大切にされていた「時計の形」
今から100年以上前のこと、シャーロックホームズなどの映画にみる、コートを羽織った紳士とドレスを着た女性、そして石畳の道路を馬車が走る風景。
この時代を題材にした映画をご覧になられたことがある方なら、家に戻った紳士がおもむろに懐から取り出した懐中時計を開く、時計を書斎に置くといったシーン、ご覧になられたことはありませんか?
そっと目を閉じると、そういった風景が思い浮かべられるのではないでしょうか。
アンティークの懐中時計が使われていたのは、ちょうどそんな時代のこと。
古さの中にも、品格と風格があり、そして家や調度品にも歴史が感じられる。
そんな調度品の中に、このケースに収められた懐中時計が並ぶさまは、そのシーンの中に溶け込むように入り込んでいくものではないでしょうか。
こだわりが形として作られていた時代のもので、そこには何とも言えない雰囲気の素晴らしさがあります。
美しさと実用面を併せ持つ
このロンジンの懐中時計は、収納されているケースとともに英国で見つかったもの。
書斎に座る紳士が想像できるような、その時代背景をよく伝えている懐中時計です。
この時計の時代背景を考えて、その当時の姿を想像するだけで、ドキドキされませんか?
もちろん懐中時計が高価で大切にされていた時代のものですが、時間をみるという実用面だけでなく、それを見やすく立てておける、そしてかつ装飾面でも品の良い家具やインテリアのように飾っておける。
この時代ならではのものですが、しっかりと手を掛けられて、その価値以上に「時計を楽しむ」ことができるように仕上げられています。
懐中時計自体は、当時も高級ブランドであったロンジンの銀無垢時計。
ケースの全面に施された装飾は、まさにアンティークならではといったもので、銀板を加工した非常に雰囲気の良いもの。
デザイン的な美しさはもちろんのこと、長い歳月によって培われた深みのあるいぶし銀、そして四隅に見える小さな釘すらも、この歳月を経た深みのある姿になった時のためのものであったかのよう。
「100年もののアンティーク」という言葉がぴったりくるような、とても自然な姿をしています。
懐中時計のそれ自体のデザインとしては、シンプルではありますが、それだけに時代を超えても飽きの来ない作りであり、よほど愛着のあった時計だったのでしょう。

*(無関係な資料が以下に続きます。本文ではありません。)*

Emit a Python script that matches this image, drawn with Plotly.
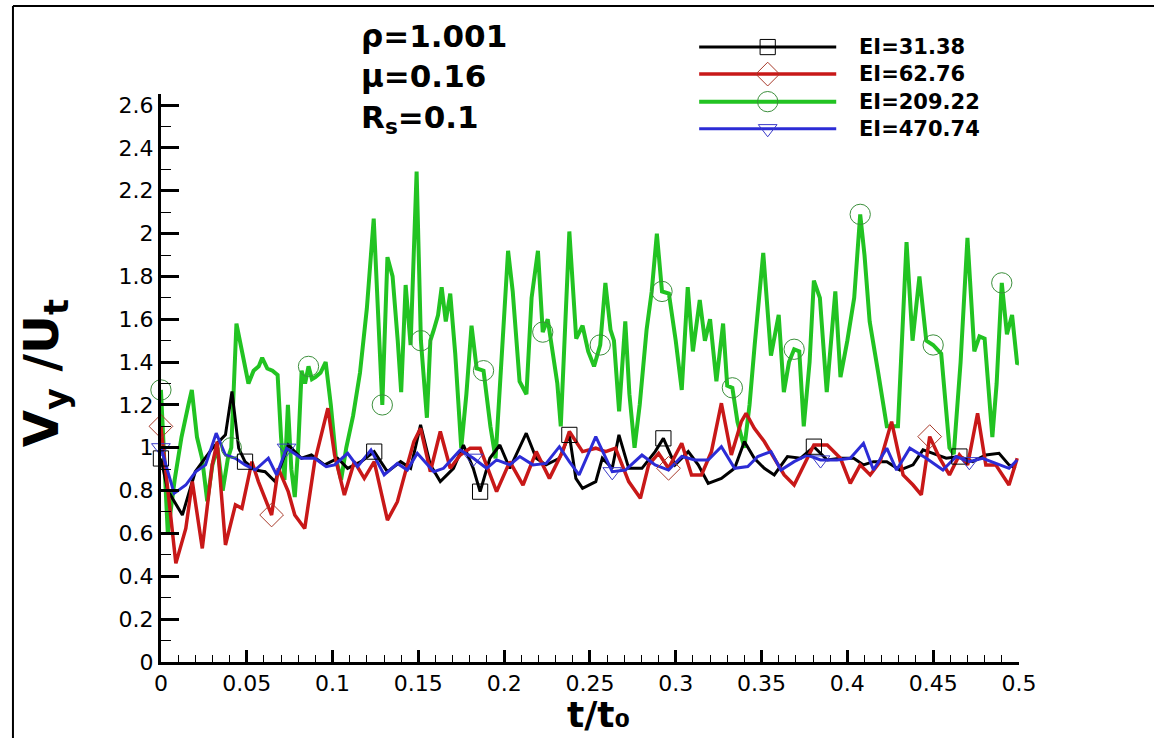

品の良いとても綺麗なケースに収められているもので、ケースの状態などを考えても、とても綺麗に使われていたもののようです。
毎日時計を巻き上げそしてケースに収める。
なんともいえない、その当時の姿や空間が、この時計から流れ込んでくるかのようです。
店主のワンポイントと評価
総合評価
現代でも時計にこだわるというのは、ごく自然なことで、100年前も同じく「時計を楽しむ」ために、今以上の形がありました。
時計にこだわることはもちろん、それを置いておくところにもこだわる、時間を見るという点において、置時計としても使えるといった実用面も考えられたもの。
この時計が机の上に置かれているだけで、そこで過ごす時間が特別なものになる、ついつい眺めてしまうという贅沢な過ごし方のできる1点だと思います。
時刻合わせはダボ押し、時計の右肩付近にある、小さなボタンを押してからリューズを操作するタイプです。
ぜんまいを巻いて頂く、時刻を合わせて頂く際には、ケースから取り出してから、巻き上げていただく必要があります。
ケースも含めて非常に状態の良いものですので、ケースの出し入れなど丁寧に扱っていただける方、ゆったりと時間を取れる方のみにお勧めしたい1点です。
状態
収納ケースは経年による劣化がありますが、年代を考えると非常に状態の良いものです。
希少性
このスタンドのように作りの良いものは珍しく、ここまで状態の良いものというのも珍しく貴重です。
贈り物
ただ単に懐中時計だけを贈るのではなく、このケースのような装飾性や実用性も兼ね備えたものと合わせて贈られると、その品の価値をより感じていただけるものでしょう。